** BEGIN Provided information **
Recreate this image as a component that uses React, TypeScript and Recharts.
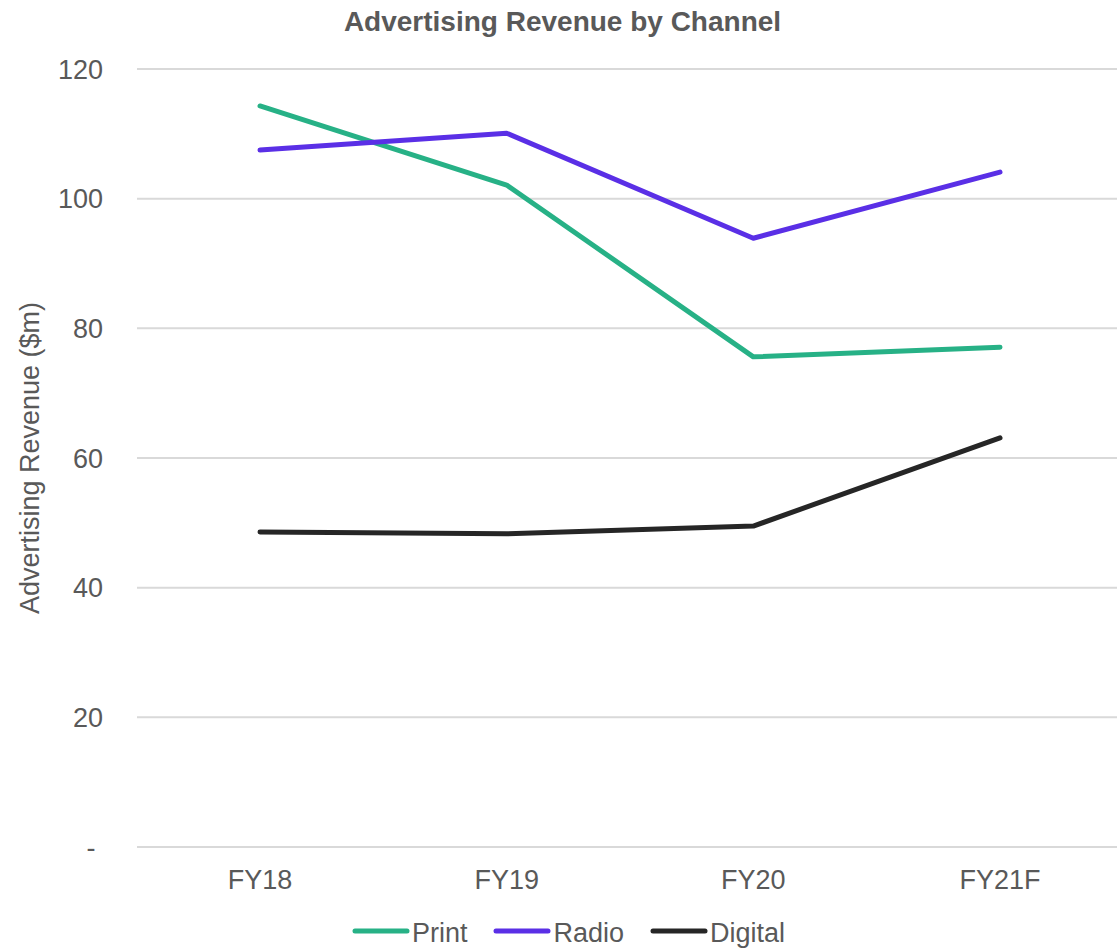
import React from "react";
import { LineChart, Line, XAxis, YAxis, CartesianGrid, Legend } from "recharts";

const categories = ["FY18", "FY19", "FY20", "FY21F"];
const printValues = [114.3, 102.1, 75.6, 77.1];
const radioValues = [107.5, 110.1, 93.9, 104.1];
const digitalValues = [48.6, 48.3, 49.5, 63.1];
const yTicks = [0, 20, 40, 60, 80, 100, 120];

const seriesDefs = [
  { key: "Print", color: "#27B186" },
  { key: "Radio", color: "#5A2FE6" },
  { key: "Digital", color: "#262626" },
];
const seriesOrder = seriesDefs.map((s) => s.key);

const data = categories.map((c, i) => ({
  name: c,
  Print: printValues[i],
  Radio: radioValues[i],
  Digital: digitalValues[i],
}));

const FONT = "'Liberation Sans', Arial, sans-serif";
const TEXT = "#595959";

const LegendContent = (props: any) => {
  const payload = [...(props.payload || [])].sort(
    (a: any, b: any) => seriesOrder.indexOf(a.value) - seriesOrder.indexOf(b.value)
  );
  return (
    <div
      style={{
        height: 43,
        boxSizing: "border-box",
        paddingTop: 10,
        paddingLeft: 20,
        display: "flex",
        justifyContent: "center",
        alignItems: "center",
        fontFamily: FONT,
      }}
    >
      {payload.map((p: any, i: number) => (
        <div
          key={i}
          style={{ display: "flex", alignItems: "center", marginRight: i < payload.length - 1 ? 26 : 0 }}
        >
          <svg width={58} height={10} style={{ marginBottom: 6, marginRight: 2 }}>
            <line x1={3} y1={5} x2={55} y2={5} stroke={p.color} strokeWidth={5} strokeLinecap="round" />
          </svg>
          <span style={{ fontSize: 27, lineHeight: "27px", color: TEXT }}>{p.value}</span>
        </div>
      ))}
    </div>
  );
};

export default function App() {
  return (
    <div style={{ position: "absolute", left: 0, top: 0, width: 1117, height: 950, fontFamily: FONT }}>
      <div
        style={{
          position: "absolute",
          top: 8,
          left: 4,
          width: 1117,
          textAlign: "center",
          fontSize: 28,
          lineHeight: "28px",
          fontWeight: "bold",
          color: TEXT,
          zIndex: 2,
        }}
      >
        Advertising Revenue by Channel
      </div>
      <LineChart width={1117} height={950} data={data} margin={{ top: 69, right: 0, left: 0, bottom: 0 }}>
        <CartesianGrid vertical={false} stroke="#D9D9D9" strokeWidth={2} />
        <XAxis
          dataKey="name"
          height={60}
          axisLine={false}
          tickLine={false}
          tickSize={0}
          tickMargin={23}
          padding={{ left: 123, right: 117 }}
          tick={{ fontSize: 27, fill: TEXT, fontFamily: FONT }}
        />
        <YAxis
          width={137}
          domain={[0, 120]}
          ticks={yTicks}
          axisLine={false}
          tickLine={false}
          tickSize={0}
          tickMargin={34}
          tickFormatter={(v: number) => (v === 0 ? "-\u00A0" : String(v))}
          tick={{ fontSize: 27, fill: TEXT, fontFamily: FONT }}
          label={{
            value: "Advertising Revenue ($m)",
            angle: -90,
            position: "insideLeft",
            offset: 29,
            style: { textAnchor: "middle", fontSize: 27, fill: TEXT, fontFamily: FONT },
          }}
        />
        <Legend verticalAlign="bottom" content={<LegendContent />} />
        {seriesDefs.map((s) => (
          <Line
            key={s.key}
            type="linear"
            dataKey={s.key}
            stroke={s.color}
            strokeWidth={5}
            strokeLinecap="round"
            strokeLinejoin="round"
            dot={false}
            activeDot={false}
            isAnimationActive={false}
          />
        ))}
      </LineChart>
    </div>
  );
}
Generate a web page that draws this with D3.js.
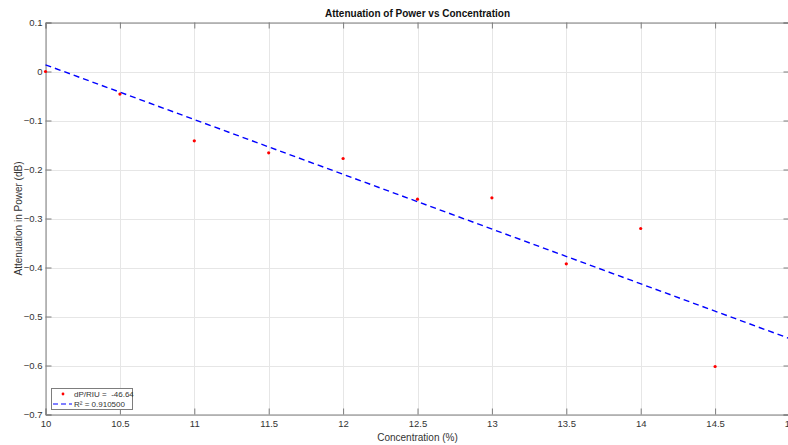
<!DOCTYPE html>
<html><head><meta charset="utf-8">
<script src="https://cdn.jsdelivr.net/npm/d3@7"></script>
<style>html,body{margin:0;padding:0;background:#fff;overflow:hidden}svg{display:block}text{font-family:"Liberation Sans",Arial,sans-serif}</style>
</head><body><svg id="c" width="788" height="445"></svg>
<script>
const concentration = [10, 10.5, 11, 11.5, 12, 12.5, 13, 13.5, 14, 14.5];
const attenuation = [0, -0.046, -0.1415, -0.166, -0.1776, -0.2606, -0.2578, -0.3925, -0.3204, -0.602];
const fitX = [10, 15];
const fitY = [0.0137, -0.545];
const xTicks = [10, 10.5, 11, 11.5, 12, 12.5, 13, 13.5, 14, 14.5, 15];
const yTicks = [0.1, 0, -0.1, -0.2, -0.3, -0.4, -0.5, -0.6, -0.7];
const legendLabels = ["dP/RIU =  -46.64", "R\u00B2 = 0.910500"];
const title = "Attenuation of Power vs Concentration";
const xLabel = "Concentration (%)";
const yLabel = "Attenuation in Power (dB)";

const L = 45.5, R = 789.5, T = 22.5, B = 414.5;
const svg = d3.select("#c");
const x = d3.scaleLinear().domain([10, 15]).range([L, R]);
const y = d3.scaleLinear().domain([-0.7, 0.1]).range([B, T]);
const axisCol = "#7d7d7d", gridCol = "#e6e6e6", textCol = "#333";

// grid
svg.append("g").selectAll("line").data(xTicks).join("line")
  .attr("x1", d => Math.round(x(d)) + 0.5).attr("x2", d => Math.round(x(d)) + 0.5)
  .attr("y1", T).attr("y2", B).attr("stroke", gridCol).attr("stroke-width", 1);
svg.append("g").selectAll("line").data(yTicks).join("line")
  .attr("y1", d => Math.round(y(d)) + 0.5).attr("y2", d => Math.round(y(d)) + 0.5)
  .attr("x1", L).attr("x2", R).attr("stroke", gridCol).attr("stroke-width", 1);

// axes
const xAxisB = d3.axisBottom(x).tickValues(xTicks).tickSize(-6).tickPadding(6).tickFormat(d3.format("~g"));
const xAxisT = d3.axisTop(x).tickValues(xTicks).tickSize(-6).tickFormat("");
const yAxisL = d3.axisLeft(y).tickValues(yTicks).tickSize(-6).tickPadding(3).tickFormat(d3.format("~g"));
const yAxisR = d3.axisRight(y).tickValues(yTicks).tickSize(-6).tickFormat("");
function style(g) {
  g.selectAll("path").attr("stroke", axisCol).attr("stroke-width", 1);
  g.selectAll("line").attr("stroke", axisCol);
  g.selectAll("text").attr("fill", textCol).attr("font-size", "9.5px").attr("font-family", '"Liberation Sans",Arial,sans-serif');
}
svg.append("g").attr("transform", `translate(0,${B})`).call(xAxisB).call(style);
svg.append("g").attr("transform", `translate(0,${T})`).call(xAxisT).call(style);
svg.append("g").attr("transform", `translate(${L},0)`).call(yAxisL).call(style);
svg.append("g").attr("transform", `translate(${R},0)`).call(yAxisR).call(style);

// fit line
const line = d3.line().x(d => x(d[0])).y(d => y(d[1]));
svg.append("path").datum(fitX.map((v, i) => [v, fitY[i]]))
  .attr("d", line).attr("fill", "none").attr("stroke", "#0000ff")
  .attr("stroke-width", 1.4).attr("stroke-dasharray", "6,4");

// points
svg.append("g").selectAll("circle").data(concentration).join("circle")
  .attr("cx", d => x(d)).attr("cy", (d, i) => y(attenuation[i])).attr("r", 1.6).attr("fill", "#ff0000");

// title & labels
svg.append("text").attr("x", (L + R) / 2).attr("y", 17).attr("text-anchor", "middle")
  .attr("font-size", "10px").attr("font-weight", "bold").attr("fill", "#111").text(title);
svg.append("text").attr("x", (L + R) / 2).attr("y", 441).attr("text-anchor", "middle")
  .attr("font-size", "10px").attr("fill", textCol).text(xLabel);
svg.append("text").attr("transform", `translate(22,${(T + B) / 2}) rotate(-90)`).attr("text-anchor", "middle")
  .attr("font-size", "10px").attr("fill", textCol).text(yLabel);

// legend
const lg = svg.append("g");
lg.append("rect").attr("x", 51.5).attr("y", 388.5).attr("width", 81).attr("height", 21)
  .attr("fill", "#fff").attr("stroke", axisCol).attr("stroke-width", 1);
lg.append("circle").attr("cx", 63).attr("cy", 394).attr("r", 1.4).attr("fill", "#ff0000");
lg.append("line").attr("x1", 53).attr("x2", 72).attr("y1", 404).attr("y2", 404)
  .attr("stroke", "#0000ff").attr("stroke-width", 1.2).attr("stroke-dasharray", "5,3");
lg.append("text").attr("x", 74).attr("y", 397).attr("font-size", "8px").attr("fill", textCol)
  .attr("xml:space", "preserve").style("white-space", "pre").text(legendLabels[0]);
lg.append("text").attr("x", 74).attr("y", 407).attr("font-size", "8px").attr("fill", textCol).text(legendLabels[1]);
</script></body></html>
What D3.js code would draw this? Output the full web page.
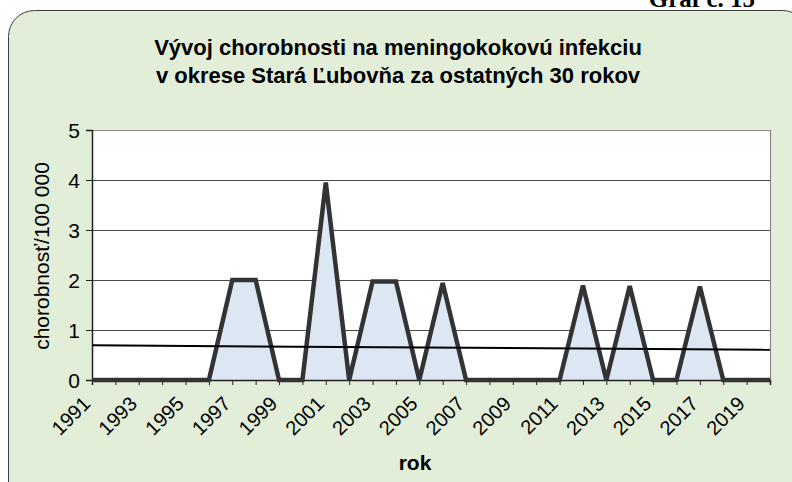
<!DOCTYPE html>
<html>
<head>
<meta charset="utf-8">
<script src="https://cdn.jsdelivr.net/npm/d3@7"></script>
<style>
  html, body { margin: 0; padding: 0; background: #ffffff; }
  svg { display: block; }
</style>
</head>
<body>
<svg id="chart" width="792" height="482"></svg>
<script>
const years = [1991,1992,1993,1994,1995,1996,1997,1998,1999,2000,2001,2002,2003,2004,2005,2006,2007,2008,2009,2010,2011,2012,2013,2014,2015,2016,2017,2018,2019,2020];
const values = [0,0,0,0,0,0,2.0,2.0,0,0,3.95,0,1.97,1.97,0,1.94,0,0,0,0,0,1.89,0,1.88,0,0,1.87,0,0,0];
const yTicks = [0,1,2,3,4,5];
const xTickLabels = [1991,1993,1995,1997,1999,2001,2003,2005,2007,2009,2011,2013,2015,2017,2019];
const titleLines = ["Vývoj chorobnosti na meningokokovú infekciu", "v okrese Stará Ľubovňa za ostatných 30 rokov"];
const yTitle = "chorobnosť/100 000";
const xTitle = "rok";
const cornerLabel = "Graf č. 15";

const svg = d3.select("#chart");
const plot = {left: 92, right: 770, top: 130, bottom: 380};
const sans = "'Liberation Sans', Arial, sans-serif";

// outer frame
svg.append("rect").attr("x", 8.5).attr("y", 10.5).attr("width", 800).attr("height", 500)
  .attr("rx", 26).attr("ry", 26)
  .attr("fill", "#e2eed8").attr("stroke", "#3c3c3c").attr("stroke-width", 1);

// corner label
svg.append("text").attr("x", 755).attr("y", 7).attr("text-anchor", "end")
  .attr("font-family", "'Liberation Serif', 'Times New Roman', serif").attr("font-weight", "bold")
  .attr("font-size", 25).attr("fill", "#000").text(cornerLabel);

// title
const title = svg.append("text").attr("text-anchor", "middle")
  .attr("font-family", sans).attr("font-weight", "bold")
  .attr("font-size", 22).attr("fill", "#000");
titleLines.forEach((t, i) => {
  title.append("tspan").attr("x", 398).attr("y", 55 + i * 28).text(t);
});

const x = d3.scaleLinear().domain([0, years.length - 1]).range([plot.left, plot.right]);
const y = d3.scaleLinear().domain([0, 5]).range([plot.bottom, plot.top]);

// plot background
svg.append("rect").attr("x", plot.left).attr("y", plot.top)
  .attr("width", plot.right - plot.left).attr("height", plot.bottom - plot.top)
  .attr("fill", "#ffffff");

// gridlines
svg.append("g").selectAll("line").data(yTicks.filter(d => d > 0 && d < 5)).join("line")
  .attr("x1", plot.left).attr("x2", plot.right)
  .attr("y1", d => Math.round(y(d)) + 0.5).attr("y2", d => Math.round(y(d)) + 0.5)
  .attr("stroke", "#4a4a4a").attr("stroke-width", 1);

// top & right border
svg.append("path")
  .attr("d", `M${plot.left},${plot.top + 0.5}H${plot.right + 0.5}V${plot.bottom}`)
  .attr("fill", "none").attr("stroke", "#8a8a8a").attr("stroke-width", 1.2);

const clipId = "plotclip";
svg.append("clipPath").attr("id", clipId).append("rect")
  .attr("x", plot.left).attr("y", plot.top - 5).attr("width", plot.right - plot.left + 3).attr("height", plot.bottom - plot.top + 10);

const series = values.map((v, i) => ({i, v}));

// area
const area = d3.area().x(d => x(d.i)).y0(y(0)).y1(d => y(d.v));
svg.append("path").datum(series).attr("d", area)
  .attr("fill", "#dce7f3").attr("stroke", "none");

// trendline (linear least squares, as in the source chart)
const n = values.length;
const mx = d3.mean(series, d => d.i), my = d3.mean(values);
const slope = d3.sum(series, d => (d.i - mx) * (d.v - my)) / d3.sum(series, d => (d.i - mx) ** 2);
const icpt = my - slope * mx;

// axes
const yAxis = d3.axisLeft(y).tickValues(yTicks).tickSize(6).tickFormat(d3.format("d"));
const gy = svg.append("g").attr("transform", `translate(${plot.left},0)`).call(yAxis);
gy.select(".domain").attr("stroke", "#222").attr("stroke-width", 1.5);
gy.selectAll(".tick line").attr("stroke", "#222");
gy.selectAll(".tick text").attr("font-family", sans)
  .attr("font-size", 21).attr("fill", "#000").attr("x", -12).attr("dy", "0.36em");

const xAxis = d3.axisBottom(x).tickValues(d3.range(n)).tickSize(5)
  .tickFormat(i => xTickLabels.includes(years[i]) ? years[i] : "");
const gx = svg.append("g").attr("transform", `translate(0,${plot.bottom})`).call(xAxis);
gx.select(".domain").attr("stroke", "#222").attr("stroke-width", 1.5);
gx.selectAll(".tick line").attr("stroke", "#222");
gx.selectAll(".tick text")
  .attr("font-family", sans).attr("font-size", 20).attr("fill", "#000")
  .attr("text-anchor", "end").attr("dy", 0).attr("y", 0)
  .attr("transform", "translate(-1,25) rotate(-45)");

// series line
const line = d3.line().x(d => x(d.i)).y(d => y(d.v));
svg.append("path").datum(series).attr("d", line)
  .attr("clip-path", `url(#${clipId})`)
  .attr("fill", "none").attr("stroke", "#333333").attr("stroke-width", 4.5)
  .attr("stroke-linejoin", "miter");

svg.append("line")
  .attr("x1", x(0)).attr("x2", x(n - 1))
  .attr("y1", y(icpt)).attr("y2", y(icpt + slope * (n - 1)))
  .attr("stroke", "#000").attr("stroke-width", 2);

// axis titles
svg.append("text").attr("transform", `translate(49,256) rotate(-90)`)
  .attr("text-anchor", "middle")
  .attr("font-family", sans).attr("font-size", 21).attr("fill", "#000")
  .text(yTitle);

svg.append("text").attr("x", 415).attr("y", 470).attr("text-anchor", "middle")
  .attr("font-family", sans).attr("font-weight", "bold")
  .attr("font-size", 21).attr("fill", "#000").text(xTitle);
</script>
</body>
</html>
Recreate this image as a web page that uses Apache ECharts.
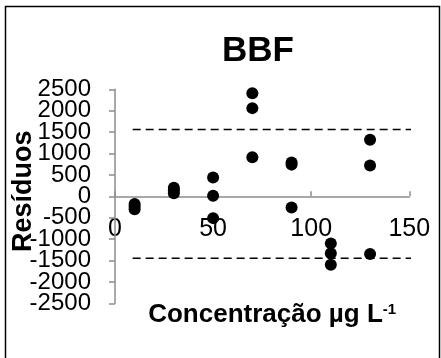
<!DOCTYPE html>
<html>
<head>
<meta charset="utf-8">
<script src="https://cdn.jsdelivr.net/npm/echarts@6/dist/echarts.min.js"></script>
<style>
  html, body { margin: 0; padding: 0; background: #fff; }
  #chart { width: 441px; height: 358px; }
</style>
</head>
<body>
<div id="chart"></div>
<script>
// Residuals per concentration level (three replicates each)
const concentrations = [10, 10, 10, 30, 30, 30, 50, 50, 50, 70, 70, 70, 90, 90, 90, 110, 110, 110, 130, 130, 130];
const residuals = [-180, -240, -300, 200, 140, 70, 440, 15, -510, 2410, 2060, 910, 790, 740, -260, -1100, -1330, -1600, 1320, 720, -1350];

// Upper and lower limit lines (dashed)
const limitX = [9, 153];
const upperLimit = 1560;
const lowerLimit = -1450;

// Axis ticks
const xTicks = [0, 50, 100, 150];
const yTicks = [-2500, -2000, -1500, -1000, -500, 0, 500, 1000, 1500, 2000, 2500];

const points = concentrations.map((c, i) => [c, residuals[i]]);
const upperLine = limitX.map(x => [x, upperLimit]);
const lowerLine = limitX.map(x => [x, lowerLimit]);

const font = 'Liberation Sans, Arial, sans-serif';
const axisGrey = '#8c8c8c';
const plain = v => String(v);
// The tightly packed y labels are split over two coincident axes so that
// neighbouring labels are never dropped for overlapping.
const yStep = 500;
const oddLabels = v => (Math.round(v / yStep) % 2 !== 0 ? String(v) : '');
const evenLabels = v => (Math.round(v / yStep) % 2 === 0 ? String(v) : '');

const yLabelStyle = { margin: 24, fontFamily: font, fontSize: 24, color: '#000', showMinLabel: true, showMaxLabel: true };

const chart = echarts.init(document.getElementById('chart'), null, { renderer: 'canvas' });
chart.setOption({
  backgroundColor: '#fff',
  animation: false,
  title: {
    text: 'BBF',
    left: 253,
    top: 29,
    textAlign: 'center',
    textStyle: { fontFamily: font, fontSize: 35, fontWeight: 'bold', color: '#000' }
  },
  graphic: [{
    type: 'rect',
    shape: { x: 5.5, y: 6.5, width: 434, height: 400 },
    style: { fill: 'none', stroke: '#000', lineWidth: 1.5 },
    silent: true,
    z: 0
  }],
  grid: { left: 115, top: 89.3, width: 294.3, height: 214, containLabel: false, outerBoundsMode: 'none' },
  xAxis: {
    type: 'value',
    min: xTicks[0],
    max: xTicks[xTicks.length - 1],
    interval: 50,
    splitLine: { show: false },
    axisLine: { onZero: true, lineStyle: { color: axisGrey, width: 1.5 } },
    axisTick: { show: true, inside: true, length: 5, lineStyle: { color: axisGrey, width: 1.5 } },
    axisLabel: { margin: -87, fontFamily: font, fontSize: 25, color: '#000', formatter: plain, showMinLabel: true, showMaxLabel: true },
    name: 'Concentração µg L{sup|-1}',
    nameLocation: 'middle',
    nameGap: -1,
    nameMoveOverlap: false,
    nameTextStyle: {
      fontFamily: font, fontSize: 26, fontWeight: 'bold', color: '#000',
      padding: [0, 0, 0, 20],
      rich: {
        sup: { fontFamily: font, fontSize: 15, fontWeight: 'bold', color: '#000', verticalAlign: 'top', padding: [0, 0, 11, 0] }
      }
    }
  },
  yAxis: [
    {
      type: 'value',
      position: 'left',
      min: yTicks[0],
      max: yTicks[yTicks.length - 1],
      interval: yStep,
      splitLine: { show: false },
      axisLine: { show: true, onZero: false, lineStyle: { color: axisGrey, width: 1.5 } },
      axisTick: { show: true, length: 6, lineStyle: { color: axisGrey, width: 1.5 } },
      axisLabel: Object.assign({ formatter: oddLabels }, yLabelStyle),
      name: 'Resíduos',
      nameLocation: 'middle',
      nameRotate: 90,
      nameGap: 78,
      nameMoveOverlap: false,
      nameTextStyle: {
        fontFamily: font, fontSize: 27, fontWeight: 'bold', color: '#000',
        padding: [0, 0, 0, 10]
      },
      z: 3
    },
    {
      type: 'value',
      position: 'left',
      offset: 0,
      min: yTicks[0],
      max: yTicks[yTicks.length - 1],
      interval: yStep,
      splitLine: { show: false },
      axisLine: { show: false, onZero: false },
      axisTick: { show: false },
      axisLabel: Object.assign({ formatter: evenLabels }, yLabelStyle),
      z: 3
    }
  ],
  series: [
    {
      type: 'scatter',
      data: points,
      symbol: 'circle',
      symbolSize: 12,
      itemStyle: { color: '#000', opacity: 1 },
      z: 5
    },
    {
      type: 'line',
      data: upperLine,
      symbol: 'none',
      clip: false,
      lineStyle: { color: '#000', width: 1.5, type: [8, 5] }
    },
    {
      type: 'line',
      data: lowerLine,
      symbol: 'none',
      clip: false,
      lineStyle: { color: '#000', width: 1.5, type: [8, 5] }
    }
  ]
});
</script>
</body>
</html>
** END Provided information **
Starting at the first line of the entries, restate word for word everything through the line that holds "const yTicks = [0, 20, 40, 60, 80, 100, 120];", both ends included, but omit any pictures.

*Solution to this problem*.
Recreate this image as a component that uses React, TypeScript and Recharts.
import React from "react";
import { LineChart, Line, XAxis, YAxis, CartesianGrid, Legend } from "recharts";

const categories = ["FY18", "FY19", "FY20", "FY21F"];
const printValues = [114.3, 102.1, 75.6, 77.1];
const radioValues = [107.5, 110.1, 93.9, 104.1];
const digitalValues = [48.6, 48.3, 49.5, 63.1];
const yTicks = [0, 20, 40, 60, 80, 100, 120];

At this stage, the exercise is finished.